In this particular case, you'd likely be using printf or cout, both of which perform a copy of integer parameters.

So you wouldn't see this there.

msbarnett · on Feb 20, 2017

It may not. It's possible that this may be happening because rustc is failing to mark the reference as both readonly and unaliased, whereas clang might mark the equivalent as both. You'd need to examine the IR from both front ends to really figure out the source of any differences in the generated ASM

shepmaster · on Feb 20, 2017

Both Rust playgrounds (official[1], my take[2]) allow viewing the LLVM IR of a Rust program.

The call to the print is

      call void @_ZN3std2io5stdio6_print17h690779b3bd8114d5E(%"core::fmt::Arguments"* noalias nocapture nonnull dereferenceable(48) %_3)

The entire chunk of `main` preceding that call:

      %size = alloca i64, align 8
      %_3 = alloca %"core::fmt::Arguments", align 8
      %_8 = alloca [1 x %"core::fmt::ArgumentV1"], align 8
      %0 = bitcast i64* %size to i8*
      call void @llvm.lifetime.start(i64 8, i8* %0)
      store i64 33554432, i64* %size, align 8
      %1 = bitcast %"core::fmt::Arguments"* %_3 to i8*
      call void @llvm.lifetime.start(i64 48, i8* %1)
      %2 = bitcast [1 x %"core::fmt::ArgumentV1"]* %_8 to i8*
      call void @llvm.lifetime.start(i64 16, i8* %2)
      %3 = ptrtoint i64* %size to i64
      %4 = bitcast [1 x %"core::fmt::ArgumentV1"]* %_8 to i64*
      store i64 %3, i64* %4, align 8
      %5 = getelementptr inbounds [1 x %"core::fmt::ArgumentV1"], [1 x %"core::fmt::ArgumentV1"]* %_8, i64 0, i64 0, i32 1
      %6 = bitcast i8 (%"core::fmt::Void"*, %"core::fmt::Formatter"*)** %5 to i64*
      store i64 ptrtoint (i8 (i64*, %"core::fmt::Formatter"*)* @"_ZN4core3fmt3num54_$LT$impl$u20$core..fmt..Display$u20$for$u20$usize$GT$3fmt17hb872170870cc06d9E" to i64), i64* %6, align 8
      %7 = getelementptr inbounds [1 x %"core::fmt::ArgumentV1"], [1 x %"core::fmt::ArgumentV1"]* %_8, i64 0, i64 0
      %8 = getelementptr inbounds %"core::fmt::Arguments", %"core::fmt::Arguments"* %_3, i64 0, i32 0, i32 0
      store %str_slice* getelementptr inbounds ([2 x %str_slice], [2 x %str_slice]* @ref.8, i64 0, i64 0), %str_slice** %8, align 8, !alias.scope !1, !noalias !4
      %9 = getelementptr inbounds %"core::fmt::Arguments", %"core::fmt::Arguments"* %_3, i64 0, i32 0, i32 1
      store i64 2, i64* %9, align 8, !alias.scope !1, !noalias !4
      %_6.sroa.0.0..sroa_idx.i = getelementptr inbounds %"core::fmt::Arguments", %"core::fmt::Arguments"* %_3, i64 0, i32 1, i32 0, i32 0
      store %"core::fmt::rt::v1::Argument"* null, %"core::fmt::rt::v1::Argument"** %_6.sroa.0.0..sroa_idx.i, align 8, !alias.scope !1, !noalias !4
      %10 = getelementptr inbounds %"core::fmt::Arguments", %"core::fmt::Arguments"* %_3, i64 0, i32 2, i32 0
      store %"core::fmt::ArgumentV1"* %7, %"core::fmt::ArgumentV1"** %10, align 8, !alias.scope !1, !noalias !4
      %11 = getelementptr inbounds %"core::fmt::Arguments", %"core::fmt::Arguments"* %_3, i64 0, i32 2, i32 1
      store i64 1, i64* %11, align 8, !alias.scope !1, !noalias !4
      call void @_ZN3std2io5stdio6_print17h690779b3bd8114d5E(%"core::fmt::Arguments"* noalias nocapture nonnull dereferenceable(48) %_3)

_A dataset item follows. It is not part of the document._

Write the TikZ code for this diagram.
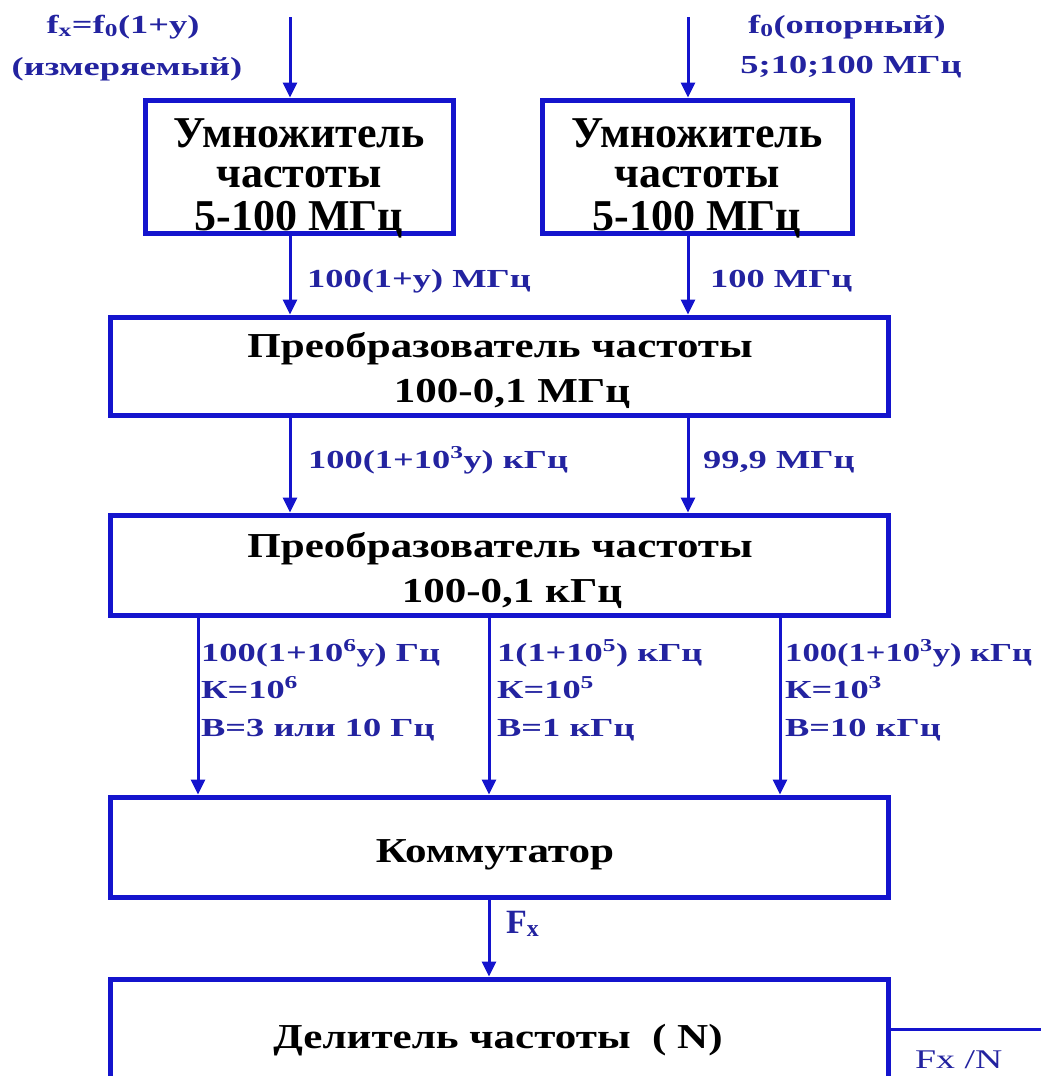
\documentclass[tikz,border=0pt]{standalone}
\usepackage{fontspec}
\setmainfont{Liberation Serif}
\newfontfamily\fA{Liberation Serif}
\newfontfamily\fB{Liberation Serif}[FakeStretch=1.23]
\newfontfamily\fL{Liberation Serif}[FakeStretch=1.4]
\newfontfamily\fLn{Liberation Serif}[FakeStretch=1.33]
\usetikzlibrary{arrows.meta}
\definecolor{bblue}{RGB}{20,20,205}
\definecolor{tblue}{RGB}{35,35,160}
\tikzset{
  blk/.style={draw=bblue, line width=5pt, fill=white},
  arr/.style={draw=bblue, line width=3pt, -{Triangle[length=15pt,width=14pt]}},
  wire/.style={draw=bblue, line width=3pt},
  btA/.style={anchor=base, inner sep=0pt, font=\fA\bfseries\fontsize{44}{44}\selectfont},
  btB/.style={anchor=base, inner sep=0pt, font=\fB\bfseries\fontsize{35}{35}\selectfont},
  lbl/.style={anchor=base west, inner sep=0pt, text=tblue, font=\fL\bfseries\fontsize{26}{26}\selectfont},
  lbln/.style={lbl, font=\fLn\bfseries\fontsize{26}{26}\selectfont},
  lblc/.style={lbl, anchor=base},
}
\begin{document}
\begin{tikzpicture}[x=1pt, y=-1pt]
\useasboundingbox (0,0) rectangle (1041,1076);
\clip (0,0) rectangle (1041,1076);
% boxes
\node[blk, minimum width=308pt, minimum height=133pt] (m1) at (299,166.5) {};
\node[blk, minimum width=310pt, minimum height=133pt] (m2) at (697,166.5) {};
\node[blk, minimum width=778pt, minimum height=98pt] (c1) at (499,366) {};
\node[blk, minimum width=778pt, minimum height=100pt] (c2) at (499,565) {};
\node[blk, minimum width=778pt, minimum height=100pt] (sw) at (499,847) {};
\node[blk, minimum width=778pt, minimum height=111pt] (dv) at (499,1034.5) {};
% box texts
\node[btA] (m1a) at (299,147) {Умножитель};
\node[btA] (m1b) at (299,187) {частоты};
\node[btA] (m1c) at (299,230) {5-100 МГц};
\node[btA] (m2a) at (697,147) {Умножитель};
\node[btA] (m2b) at (697,187) {частоты};
\node[btA] (m2c) at (697,230) {5-100 МГц};
\node[btB] (c1a) at (500,357) {Преобразователь частоты};
\node[btB] (c1b) at (512,402) {100-0,1 МГц};
\node[btB] (c2a) at (500,557) {Преобразователь частоты};
\node[btB] (c2b) at (512,602) {100-0,1 кГц};
\node[btB] (swa) at (495,862) {Коммутатор};
\node[btB] (dva) at (498,1048) {Делитель частоты~~(~N)};
% input coordinates
\coordinate (in1) at (290,17);
\coordinate (in2) at (688,17);
\coordinate (xa) at (198,0);
\coordinate (xb) at (489,0);
\coordinate (xc) at (780,0);
\coordinate (out) at (1041,1029);
% connectors
\draw[arr] (in1) -- (in1 |- m1.north);
\draw[arr] (in2) -- (in2 |- m2.north);
\draw[arr] (m1.south -| in1) -- (c1.north -| in1);
\draw[arr] (m2.south -| in2) -- (c1.north -| in2);
\draw[arr] (c1.south -| in1) -- (c2.north -| in1);
\draw[arr] (c1.south -| in2) -- (c2.north -| in2);
\draw[arr] (c2.south -| xa) -- (sw.north -| xa);
\draw[arr] (c2.south -| xb) -- (sw.north -| xb);
\draw[arr] (c2.south -| xc) -- (sw.north -| xc);
\draw[arr] (sw.south -| xb) -- (dv.north -| xb);
\draw[wire] (dv.east |- out) -- (out);
% labels
\node[lblc] (t1a) at (123,33) {f\textsubscript{x}=f\textsubscript{0}(1+y)};
\node[lblc] (t1b) at (127,75) {(измеряемый)};
\node[lblc] (t2a) at (847,33) {f\textsubscript{0}(опорный)};
\node[lblc] (t2b) at (851,73) {5;10;100 МГц};
\node[lbl] (l1) at (307,287) {100(1+y) МГц};
\node[lbl] (l2) at (710,287) {100 МГц};
\node[lbl] (l3) at (308,468) {100(1+10\textsuperscript{3}y) кГц};
\node[lbl] (l4) at (703,468) {99,9 МГц};
\node[lbl] (a1) at (201,661) {100(1+10\textsuperscript{6}y) Гц};
\node[lbl] (a2) at (201,698) {К=10\textsuperscript{6}};
\node[lbl] (a3) at (201,736) {В=3 или 10 Гц};
\node[lbl] (b1) at (497,661) {1(1+10\textsuperscript{5}) кГц};
\node[lbl] (b2) at (497,698) {К=10\textsuperscript{5}};
\node[lbl] (b3) at (497,736) {В=1 кГц};
\node[lbln] (c1l) at (785,661) {100(1+10\textsuperscript{3}y) кГц};
\node[lbl] (c2l) at (785,698) {К=10\textsuperscript{3}};
\node[lbl] (c3l) at (785,736) {В=10 кГц};
\node[lbl, font=\fA\bfseries\fontsize{34}{34}\selectfont] (fx) at (506,933) {F\textsubscript{x}};
\node[lbl, font=\fL\fontsize{27}{27}\selectfont] (fxn) at (915,1068) {Fx /N};
\end{tikzpicture}
\end{document}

[1]: https://play.rust-lang.org/

[2]: http://play.integer32.com/

msbarnett · on Feb 20, 2017

Am I reading it right? It looks to me like rustc didn't mark the immutable borrow as readonly, so LLVM went ahead and assumed print could mutate it.

dbaupp · on Feb 20, 2017

I'm not 100% sure, but I believe LLVM doesn't have a way to understand the (im)mutability of pointers rewritten into memory, like the borrow is here.

fnord123 · on Feb 20, 2017

If you use printf and cout in the same program then yes you can have dramatic performance problems with cout unless you use `std::ios_base::sync_with_stdio(false);`

It's not the same issue but it's the same area of stupid stuff you have to find out about and roll your eyes.

lowbloodsugar · on Feb 20, 2017

This is awful. Was just reading how Rust is all shiny and special and much better than awful, naughty C++, and now I read how the print method is magic goo because "developers don't want to type & in front of ints". Back in my day, bah, grumble...

steveklabnik · on Feb 20, 2017

One of the reasons that ! is in macros is to let you know that they can do near-arbitrary things inside of their ()s.